Cremona wird er verlassen und in die Welt hinausziehen, um den Ruf seiner Stadt, ein privilegierter Ort für die Kunst des Geigenbaues zu sein, in alle Welt zu tragen. Das junge Paar bittet er, ihn nicht zu vergessen. Unter dem Jubel des Volkes nimmt Filippo gemäß Libretto seinen Weg in die nicht vorhandenen Berge von Cremona einer aussichtsreichen Zukunft entgegen.
Bemerkung:
Es sind vor allen die Familien Stradivari, Amati und Ferrari, deren historische Instrumente auf Auktionen Phantasiepreisen erzielen. In häufigen Fällen verschenkt ein Virtuose, dessen Laufbahn sich dem Ende zuneigt, seine Stradivari an einen Nachwuchsgeiger, den er favorisiert.

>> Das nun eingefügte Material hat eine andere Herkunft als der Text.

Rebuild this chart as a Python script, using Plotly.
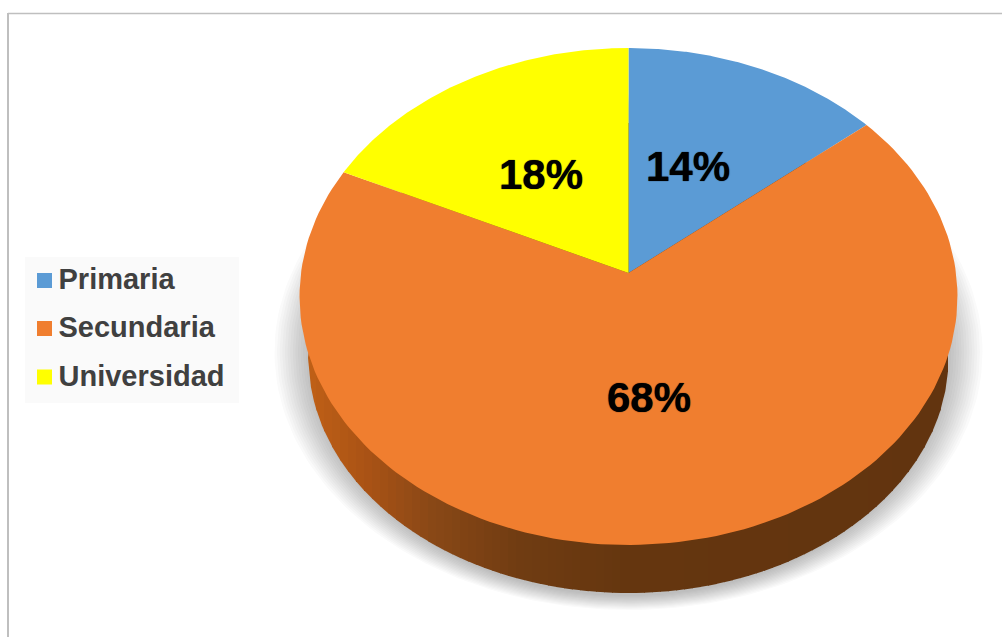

Jenö Hubay hat sich, wenn überhaupt, in heutiger Zeit als Geigenvirtuose im Gedächtnis gehalten. Die Oper „Der Geigenmacher von Cremona“ ist wohl ebenfalls seiner exclusiven Zuneigung zu dem Streichinstrument entstanden. Musikalisch wartet das Musikwerk mit einer seltenen „Durchkomponiertheit in Nummern“ auf. Es gibt keinen gesprochenen Text und keine oder nur sehr kurze Rezitative, sondern die Handlung wird in ziemlich geschlossenen, meist liedhaften Nummern vorangetrieben. Bemerkenswert ist auch das Ungleichgewicht der beiden Akte. Während der erste Akt den weitaus größeren Rahmen einnimmt, ist der durch ein Zwischenspiel abgetrennte zweite Akt mit erwartungsgemäß 15min Spieldauer sehr kurz.